In the present day, the girl who had offered Alina a cigarette encourages her to look up Simon, who is a college student. She thinks it's a bad idea as she prefers to preserve the memory, implying it would needlessly stir things. Now married, Alina alludes to some mental difficulties she had passed through, which she believes her husband fears may return.

Alina heads home with her husband, and we are shown the images of the main interviewees she had interviewed.

==Cast==
- Vanessa Kirby as Alina Reynolds
- Simon Brickner as Simon
- Annika Wahlsten as Annika
- Annabel Hoffman as Annabel
- David Ajala as Ade
- Maya Hawke as Erin
- Fred Hechinger as Matt

==Production==
In March 2019, it was announced Vanessa Kirby had joined the cast of the film, with Adam Leon directing from a screenplay he wrote.

==Release==
It had its world premiere at the Tribeca Film Festival on June 12, 2021. In October 2021, Magnolia Pictures acquired the distribution rights to the film. The film was released in theaters on January 14, 2022.

==Reception==
===Box office===
In the U.S. and Canada, the film earned $3,401 from seven theaters in its opening weekend and $579 in its second.

===Critical response===
Italian Studies holds a 40% approval rating on review aggregator website Rotten Tomatoes, based on 52 reviews, with a weighted average of 5.60/10.

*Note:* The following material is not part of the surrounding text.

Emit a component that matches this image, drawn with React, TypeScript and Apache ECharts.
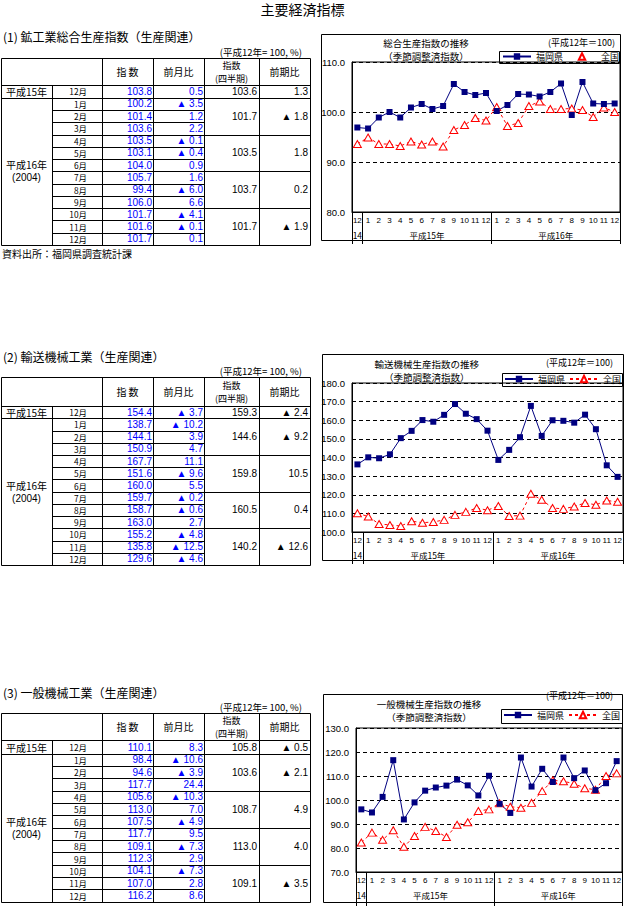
import React, { useEffect, useRef } from "react";
import * as echarts from "echarts";

const FONT = "'Noto Sans CJK JP', 'Noto Sans', sans-serif";
const NUM = "'Liberation Sans', 'DejaVu Sans', sans-serif";
const BLUE = "#0000ff";
const NAVY = "#000080";
const RED = "#ff0000";

// ---- axis labels ----
const axisMonths = ["12", "1", "2", "3", "4", "5", "6", "7", "8", "9", "10", "11", "12", "1", "2", "3", "4", "5", "6", "7", "8", "9", "10", "11", "12"];
const yearAxisLabels = ["14", "平成15年", "平成16年"];
const yearAxisSlots = [1, 14, 38]; // slots on a 51-point half-category axis
const yearAxisData = Array.from({ length: 51 }, (_, j) => {
  const k = yearAxisSlots.indexOf(j);
  return k >= 0 ? yearAxisLabels[k] : "";
});

// ---- table labels ----
const tableMonths = ["12月", "1月", "2月", "3月", "4月", "5月", "6月", "7月", "8月", "9月", "10月", "11月", "12月"];
const legendNames = ["福岡県", "全国"];

// ---- (1) 鉱工業総合生産指数 ----
const miningIndex = [103.8, 100.2, 101.4, 103.6, 103.5, 103.1, 104.0, 105.7, 99.4, 106.0, 101.7, 101.6, 101.7];
const miningMoM = [0.5, -3.5, 1.2, 2.2, -0.1, -0.4, 0.9, 1.6, -6.0, 6.6, -4.1, -0.1, 0.1];
const miningQuarter = [103.6, 101.7, 103.5, 103.7, 101.7];
const miningQoQ = [1.3, -1.8, 1.8, 0.2, -1.9];
const miningFukuokaEarly = [96.9, 96.7, 98.9, 100.0, 98.9, 100.9, 101.6, 100.6, 101.2, 105.6, 104.0, 103.4];
const miningNational = [93.6, 94.9, 93.6, 93.6, 93.2, 94.1, 93.5, 94.1, 93.1, 96.4, 97.4, 98.8, 98.3, 101.0, 97.2, 97.8, 101.2, 102.1, 100.6, 100.6, 100.7, 100.4, 99.0, 100.9, 100.0];

// ---- (2) 輸送機械工業 ----
const transIndex = [154.4, 138.7, 144.1, 150.9, 167.7, 151.6, 160.0, 159.7, 158.7, 163.0, 155.2, 135.8, 129.6];
const transMoM = [-3.7, -10.2, 3.9, 4.7, 11.1, -9.6, 5.5, -0.2, -0.6, 2.7, -4.8, -12.5, -4.6];
const transQuarter = [159.3, 144.6, 159.8, 160.5, 140.2];
const transQoQ = [-2.4, -9.2, 10.5, 0.4, -12.6];
const transFukuokaEarly = [136.3, 140.1, 139.6, 141.7, 150.4, 154.3, 160.1, 159.2, 162.9, 168.7, 163.5, 160.6];
const transNational = [110.1, 108.3, 104.3, 103.8, 103.2, 105.8, 105.0, 105.4, 106.5, 109.2, 110.8, 112.9, 111.7, 114.0, 108.6, 108.8, 120.5, 117.3, 112.9, 112.4, 113.7, 115.6, 114.6, 116.9, 116.2];

// ---- (3) 一般機械工業 ----
const genIndex = [110.1, 98.4, 94.6, 117.7, 105.6, 113.0, 107.5, 117.7, 109.1, 112.3, 104.1, 107.0, 116.2];
const genMoM = [8.3, -10.6, -3.9, 24.4, -10.3, 7.0, -4.9, 9.5, -7.3, 2.9, -7.3, 2.8, 8.6];
const genQuarter = [105.8, 103.6, 108.7, 113.0, 109.1];
const genQoQ = [-0.5, -2.1, 4.9, 4.0, -3.5];
const genFukuokaEarly = [96.1, 94.8, 101.3, 116.6, 91.9, 99.0, 103.9, 105.2, 106.0, 108.5, 106.1, 101.9];
const genNational = [82.3, 86.4, 83.4, 87.4, 80.5, 85.0, 88.8, 87.1, 84.6, 89.7, 90.7, 95.4, 96.1, 98.6, 97.2, 96.8, 98.8, 103.7, 108.2, 107.8, 106.8, 104.9, 104.3, 110.0, 111.1];

const sections = [
  {
    heading: "(1) 鉱工業総合生産指数（生産関連）", headingY: 36, noteY: 51.6,
    top: 57.7, hb: 85, rb: 97.7, bottom: 245,
    index: miningIndex, mom: miningMoM, q: miningQuarter, qoq: miningQoQ,
    chartTitle: "総合生産指数の推移", titleX: 426, titleY: 43, subY: 56, unitX: 615, unitY: 42.7,
    frame: [321, 34, 620, 240], grid: { left: 352, top: 62, width: 268, height: 150 }, tickLen: 32,
    yMin: 80, yMax: 110, fuk: [...miningFukuokaEarly, ...miningIndex], nat: miningNational,
    legendBox: [499, 51, 619, 63], legendLeft: 502, legendTop: 52, natLine: false,
  },
  {
    heading: "(2) 輸送機械工業（生産関連）", headingY: 356.7, noteY: 371.2,
    top: 377.3, hb: 405.7, rb: 418.3, bottom: 565,
    index: transIndex, mom: transMoM, q: transQuarter, qoq: transQoQ,
    chartTitle: "輸送機械生産指数の推移", titleX: 426.7, titleY: 364.3, subY: 377.3, unitX: 613, unitY: 362.3,
    frame: [322, 354, 623, 560], grid: { left: 352, top: 383, width: 271, height: 149 }, tickLen: 32,
    yMin: 100, yMax: 180, fuk: [...transFukuokaEarly, ...transIndex], nat: transNational,
    legendBox: [502, 373, 622, 386], legendLeft: 504, legendTop: 374.5, natLine: true,
  },
  {
    heading: "(3) 一般機械工業（生産関連）", headingY: 692.3, noteY: 707.2,
    top: 713.3, hb: 740.3, rb: 753.7, bottom: 901.7,
    index: genIndex, mom: genMoM, q: genQuarter, qoq: genQoQ,
    chartTitle: "一般機械生産指数の推移", titleX: 429, titleY: 703.8, subY: 716.8, unitX: 613, unitY: 695,
    frame: [323, 694, 622, 902], grid: { left: 356, top: 728, width: 266, height: 144 }, tickLen: 34,
    yMin: 70, yMax: 130, fuk: [...genFukuokaEarly, ...genIndex], nat: genNational,
    legendBox: [501, 709, 622, 723], legendLeft: 503, legendTop: 710.5, natLine: true,
  },
];

const fmt = (v: number) => v.toFixed(1);
const fmtSigned = (v: number) => (v < 0 ? "▲ " + Math.abs(v).toFixed(1) : v.toFixed(1));

function buildGraphics() {
  const els: any[] = [];
  const px = (v: number) => Math.round(v) + 0.5;
  const line = (x1: number, y1: number, x2: number, y2: number) =>
    els.push({ type: "line", silent: true, shape: { x1: px(x1), y1: px(y1), x2: px(x2), y2: px(y2) }, style: { stroke: "#000", lineWidth: 1 } });
  const text = (t: string, x: number, y: number, align = "center", fill = "#000", size = 10, family = FONT) =>
    els.push({ type: "text", silent: true, x, y, style: { text: t, fill, fontSize: size, fontFamily: family, align, verticalAlign: "middle", lineHeight: size } });
  const rect = (x1: number, y1: number, x2: number, y2: number) =>
    els.push({ type: "rect", silent: true, shape: { x: px(x1), y: px(y1), width: Math.round(x2 - x1), height: Math.round(y2 - y1) }, style: { stroke: "#000", fill: "none", lineWidth: 1 } });

  text("主要経済指標", 302.5, 9, "center", "#000", 14);

  const X = [1, 52, 102, 153, 204, 259, 310];
  sections.forEach((s, si) => {
    text(s.heading, 3, s.headingY, "left", "#000", 12);
    text("(平成12年= 100, %)", 302, s.noteY, "right", "#000", 9.5);
    const h = (s.bottom - s.rb) / 12;
    const rowY = (k: number) => (k === 0 ? (s.hb + s.rb) / 2 : s.rb + (k - 0.5) * h);
    // grid lines
    line(X[0], s.top, X[6], s.top);
    line(X[0], s.bottom, X[6], s.bottom);
    line(X[0], s.top, X[0], s.bottom);
    line(X[6], s.top, X[6], s.bottom);
    line(X[0], s.hb, X[6], s.hb);
    line(X[0], s.rb, X[6], s.rb);
    for (let k = 1; k <= 11; k++) {
      const y = s.rb + k * h;
      line(X[1], y, k % 3 === 0 ? X[6] : X[4], y);
    }
    line(X[1], s.hb, X[1], s.bottom);
    for (let i = 2; i <= 5; i++) line(X[i], s.top, X[i], s.bottom);
    // header
    const hc = (s.top + s.hb) / 2;
    text("指 数", 127.5, hc);
    text("前月比", 178.5, hc);
    text("指数", 231.5, hc - 6, "center", "#000", 9);
    text("(四半期)", 231.5, hc + 7, "center", "#000", 9);
    text("前期比", 284.5, hc);
    // year column
    text("平成15年", 26.5, rowY(0));
    const mid = (s.rb + s.bottom) / 2;
    text("平成16年", 26.5, mid - 6.5);
    text("(2004)", 26.5, mid + 6.5, "center", "#000", 10, NUM);
    // rows
    tableMonths.forEach((m, k) => {
      text(m, 87, rowY(k), "right", "#000", 8.4);
      text(fmt(s.index[k]), 152, rowY(k), "right", BLUE, 10, NUM);
      text(fmtSigned(s.mom[k]), 203, rowY(k), "right", BLUE, 10, NUM);
    });
    s.q.forEach((qv, qi) => {
      const y = qi === 0 ? rowY(0) : rowY(3 * qi - 1);
      text(fmt(qv), 257, y, "right", "#000", 10, NUM);
      text(fmtSigned(s.qoq[qi]), 308, y, "right", "#000", 10, NUM);
    });
    if (si === 0) text("資料出所：福岡県調査統計課", 2, 253.5, "left");

    // chart decorations
    rect(s.frame[0], s.frame[1], s.frame[2], s.frame[3]);
    rect(s.legendBox[0], s.legendBox[1], s.legendBox[2], s.legendBox[3]);
    text(s.chartTitle, s.titleX, s.titleY, "center", "#000", 9.5);
    text("（季節調整済指数）", s.titleX, s.subY, "center", "#000", 9.5);
    text("(平成12年＝100)", s.unitX, s.unitY, "right", "#000", 9);
  });
  return els;
}

export default function App() {
  const ref = useRef<HTMLDivElement>(null);
  useEffect(() => {
    if (!ref.current) return;
    const chart = echarts.init(ref.current, undefined, { renderer: "svg" });
    const option: any = {
      animation: false,
      backgroundColor: "#fff",
      textStyle: { fontFamily: FONT },
      grid: sections.map((s) => ({
        ...s.grid, show: true, borderColor: "#000", borderWidth: 1, backgroundColor: "transparent",
        containLabel: false, outerBoundsMode: "none",
      })),
      xAxis: sections.flatMap((s, i) => [
        {
          type: "category", gridIndex: i, data: axisMonths, boundaryGap: true, position: "bottom",
          axisLine: { show: true, lineStyle: { color: "#000", width: 1 } },
          axisTick: { show: true, interval: (idx: number) => idx === 0 || idx === 1 || idx === 13, length: s.tickLen, lineStyle: { color: "#000", width: 1 } },
          axisLabel: { interval: 0, margin: 4, fontSize: 8, lineHeight: 9, color: "#000", fontFamily: NUM, hideOverlap: false },
          splitLine: { show: false },
        },
        {
          type: "category", gridIndex: i, data: yearAxisData, boundaryGap: false, position: "bottom",
          axisLine: { show: false }, axisTick: { show: false },
          axisLabel: { interval: 0, margin: 18, fontSize: 8.5, lineHeight: 9, color: "#000", fontFamily: FONT, hideOverlap: false },
          splitLine: { show: false },
        },
      ]),
      yAxis: sections.map((s, i) => ({
        type: "value", gridIndex: i, min: s.yMin, max: s.yMax, interval: 10,
        axisLine: { show: true, lineStyle: { color: "#000", width: 1 } },
        axisTick: { show: false },
        axisLabel: { margin: 7, fontSize: 9.5, color: "#000", fontFamily: NUM, formatter: (v: number) => v.toFixed(1) },
        splitLine: { show: true, lineStyle: { color: "#000", width: 1, type: [4, 3] } },
      })),
      legend: sections.map((s) => ({
        show: true, left: s.legendLeft, top: s.legendTop, orient: "horizontal", padding: 0,
        itemGap: 4, itemWidth: 28, itemHeight: 8, selectedMode: false,
        textStyle: { fontSize: 9, color: "#000", fontFamily: FONT },
        data: [
          { name: legendNames[0] },
          s.natLine ? { name: legendNames[1] } : { name: legendNames[1], lineStyle: { opacity: 0 } },
        ],
      })),
      series: sections.flatMap((s, i) => [
        {
          type: "line", name: legendNames[1], xAxisIndex: 2 * i, yAxisIndex: i, data: s.nat,
          symbol: "triangle", symbolSize: [8, 7],
          itemStyle: { color: "#fff", borderColor: RED, borderWidth: 1 },
          lineStyle: { color: RED, width: 1, type: [3, 3] },
          emphasis: { disabled: true },
        },
        {
          type: "line", name: legendNames[0], xAxisIndex: 2 * i, yAxisIndex: i, data: s.fuk,
          symbol: "rect", symbolSize: 6,
          itemStyle: { color: NAVY },
          lineStyle: { color: NAVY, width: 1 },
          emphasis: { disabled: true },
        },
      ]),
      graphic: buildGraphics(),
    };
    chart.setOption(option);
    return () => chart.dispose();
  }, []);
  return (
    <div style={{ position: "absolute", left: 0, top: 0, width: 642, height: 914, background: "#fff" }}>
      <div ref={ref} style={{ width: 642, height: 914 }} />
    </div>
  );
}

In a positive review, Rolling Stone called the film, "Unforgettable from the jump," features a "raw, guileless, egoless performance" from Vanessa Kirby, and that it "may be the most immersive memory loss movie of all time." The Los Angeles Times wrote, "Italian Studies is a unique curio of a film, a free sketch of time and place melting into a singular subjective experience that asks, “Does memory matter?” In a mixed review, Variety wrote that "Adam Leon’s minor-key, jaggedly structured indie isn't concerned with the specific whens, hows and whys of Alina’s out-of-nowhere amnesia, but with the hazy in-the-moment sensation of being struck with it, the sensation of stumbling for the lightswitch in your own mind. That's a nebulous-sounding dramatic proposition, though as performed by a nervy, live-wire Vanessa Kirby, it becomes a tensely compelling one."